Gov. John Bel Edwards said Friday the state is well prepared for Tropical Storm Barry and asked Louisiana residents to decide where they want to be Friday night and stay there until the storm passes.
[Update, 10 a.m. Saturday: Barry has been upgraded to a hurricane.]
He told reporters after meeting with emergency personnel in the state command center that his goal for the state is to have all services and equipment in place by nightfall, so officials can hunker down and be ready once Tropical Storm Barry comes ashore during the dark hours of Saturday morning, maybe as Hurricane Barry.
He suggested that the state residents do the same.
"We are intending to have, in so far as possible, the state postured tonight, before it gets dark, the way we want to face this storm. I’m encouraging everybody out there to assume the same posture. If you are in one of the area’s at risk, which includes a huge portion if south Louisiana tonight, be where you want to be and have what you need to have on hand,” Edwards said.
The storm is expected to move slowly and take the entire day to pass through the state, but should clear the area south of the Interstate 10/Interstate 12 corridor by Saturday afternoon.
St. Mary’s Parish, where the storm is expected to come ashore, started evacuating at noon Friday, Edwards said. Residents in low lying areas of Jefferson, Plaquemines, Lafourche, and Calcasieu parishes already have left their homes and businesses.
For the first time in history all the flood gates within the hurricane protection area in south Louisiana have been closed. Edwards says no overtopping of Mississippi River levees is expected.

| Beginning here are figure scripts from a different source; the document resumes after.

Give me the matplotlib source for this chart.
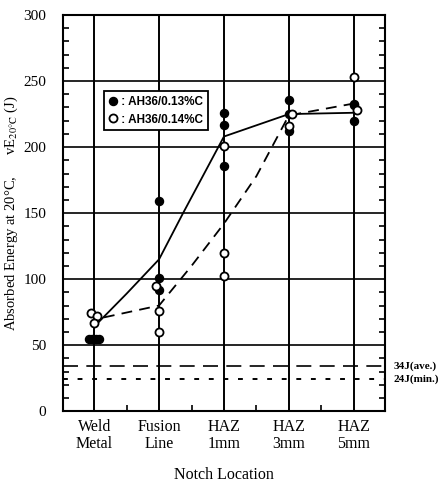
import numpy as np
import matplotlib.pyplot as plt
from matplotlib.ticker import MultipleLocator, FixedLocator

plt.rcParams['font.family'] = ['Liberation Serif', 'DejaVu Serif']
plt.rcParams['mathtext.fontset'] = 'stix'

# notch locations
cats = ["Weld\nMetal", "Fusion\nLine", "HAZ\n1mm", "HAZ\n3mm", "HAZ\n5mm"]

# AH36/0.13%C (filled)
x13 = [-0.08, -0.03, 0.03, 0.08, 1, 1, 1, 2, 2, 2, 3, 3, 3, 4, 4, 4]
y13 = [55, 55, 55, 55, 159, 101, 92, 226, 217, 186, 236, 225, 212, 233, 232, 220]

# AH36/0.14%C (open)
x14 = [-0.05, 0.05, 0, 0.95, 1, 1, 2, 2, 2, 3.05, 3, 4, 4.05]
y14 = [74, 72, 67, 95, 76, 60, 201, 120, 102, 225, 216, 253, 228]

# trend curves
sol_x = [0, 0.5, 1, 1.37, 2, 3, 4]
sol_y = [64, 89, 115, 150, 208, 225, 226]
dash_x = [0.15, 1, 1.5, 2, 2.5, 3, 4]
dash_y = [71, 80, 110, 142, 178, 224, 233]

fig = plt.figure(figsize=(4.47, 4.86), dpi=100)
ax = fig.add_axes([0.141, 0.154, 0.72, 0.815])

ax.set_xlim(-0.48, 4.48)
ax.set_ylim(0, 300)

for xc in range(len(cats)):
    ax.axvline(xc, color='black', lw=1.4, zorder=1)
for yv in [50, 100, 150, 200, 250]:
    ax.axhline(yv, color='black', lw=1.2, zorder=1)

ax.axhline(34, color='black', lw=1.2, ls=(0, (9, 5)), zorder=1)
ax.axhline(24, color='black', lw=1.4, ls=(0, (2.5, 5)), zorder=1)

ax.plot(sol_x, sol_y, color='black', lw=1.3, zorder=2)
ax.plot(dash_x, dash_y, color='black', lw=1.3, ls=(0, (6, 4)), zorder=2)

ax.plot(x13, y13, 'o', ms=5.8, mfc='black', mec='black', ls='none', zorder=3)
ax.plot(x14, y14, 'o', ms=5.8, mfc='white', mec='black', mew=1.3, ls='none', zorder=4)

ax.set_xticks(range(len(cats)))
ax.set_xticklabels(cats, fontsize=11.5, linespacing=1.05)
ax.xaxis.set_minor_locator(FixedLocator([0.5, 1.5, 2.5, 3.5]))
ax.tick_params(axis='x', which='major', length=0, pad=6)
ax.tick_params(axis='x', which='minor', direction='in', length=4, width=1.2,
               bottom=True, top=False)

ax.yaxis.set_major_locator(MultipleLocator(50))
ax.yaxis.set_minor_locator(MultipleLocator(10))
ax.tick_params(axis='y', which='major', length=0, labelsize=11, pad=12)
ax.tick_params(axis='y', which='minor', direction='in', length=4, width=1.2,
               left=True, right=True)

for s in ax.spines.values():
    s.set_linewidth(1.5)

ax.set_xlabel("Notch Location", fontsize=11.5, labelpad=11)
ax.set_ylabel("Absorbed Energy at 20°C,      vE$_{\\mathrm{20°C}}$ (J)", fontsize=10.5)
ax.yaxis.set_label_coords(-0.135, 0.5)

ax.text(4.62, 34, "34J(ave.)", fontsize=8, fontweight='bold', va='center',
        ha='left', clip_on=False)
ax.text(4.62, 24, "24J(min.)", fontsize=8, fontweight='bold', va='center',
        ha='left', clip_on=False)

# legend box
leg_font = ['Liberation Sans Narrow', 'Liberation Sans', 'DejaVu Sans']
ax.plot([], [], 'o', ms=5.8, mfc='black', mec='black', ls='none', label=" : AH36/0.13%C")
ax.plot([], [], 'o', ms=5.8, mfc='white', mec='black', mew=1.3, ls='none', label=" : AH36/0.14%C")
leg = ax.legend(loc='upper left', bbox_to_anchor=(0.11, 0.822), frameon=True,
                fancybox=False, edgecolor='black', handlelength=0.6,
                handletextpad=0.2, borderpad=0.4, labelspacing=0.45,
                prop={'family': leg_font, 'size': 8.5, 'weight': 'bold'})
leg.get_frame().set_linewidth(1.3)
leg.get_frame().set_alpha(1)
leg.set_zorder(5)

fig.savefig("out.png", dpi=100)
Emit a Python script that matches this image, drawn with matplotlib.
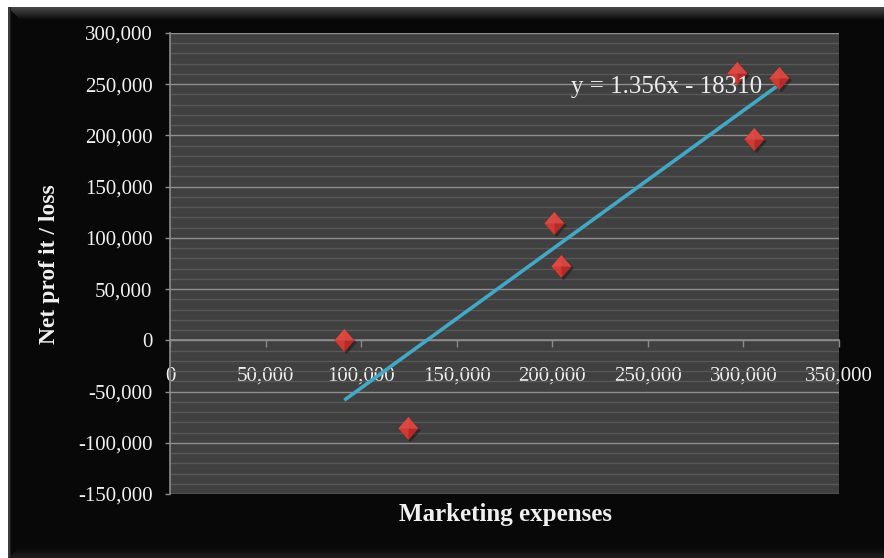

The storm track has moved slightly west, but the cone covers almost the entire coast and tropical storm-force winds are expected as far north as Alexandria. But this will primarily be a rain event.
“We are looking at 10-20 inches (of rain) with some areas receiving 25 inches” during a 24-hour period, Edwards said. “The real danger in the storm was never been about the wind anyway, it has always been about the rain."
Edwards said with saturated grounds and heavy rainfall, not much wind is necessary to fell a tree or a utility pole. He expects widespread power outages that won’t be quick to repair because conditions need to be safe before workers can start. "But the lack of electricity in many areas, and we can't predict where it's going to happen and how long it is going to exist, but that is another threat of this storm," Edwards said.
Edwards said the state is better prepared for this storm than those in the past, thanks largely to the lessons from all the previous hurricanes, torrential rains and everyday bad weather Louisiana has endured.
“The levees are stronger than they have ever been,” Edwards said. “The system is tighter than it has ever been.”
“There is a process of continual improvement,” said U.S. Sen. Bill Cassidy, R-Baton Rouge, who attended the briefing.
President Donald Trump declared an emergency Thursday night and ordered federal assistance to supplement state and local response efforts because of Tropical Storm Barry. The declaration means a seamless coordination of federal and state disaster relief efforts. For instance, search and rescue teams already are heading for Louisiana from Texas because the president’s declaration allows it.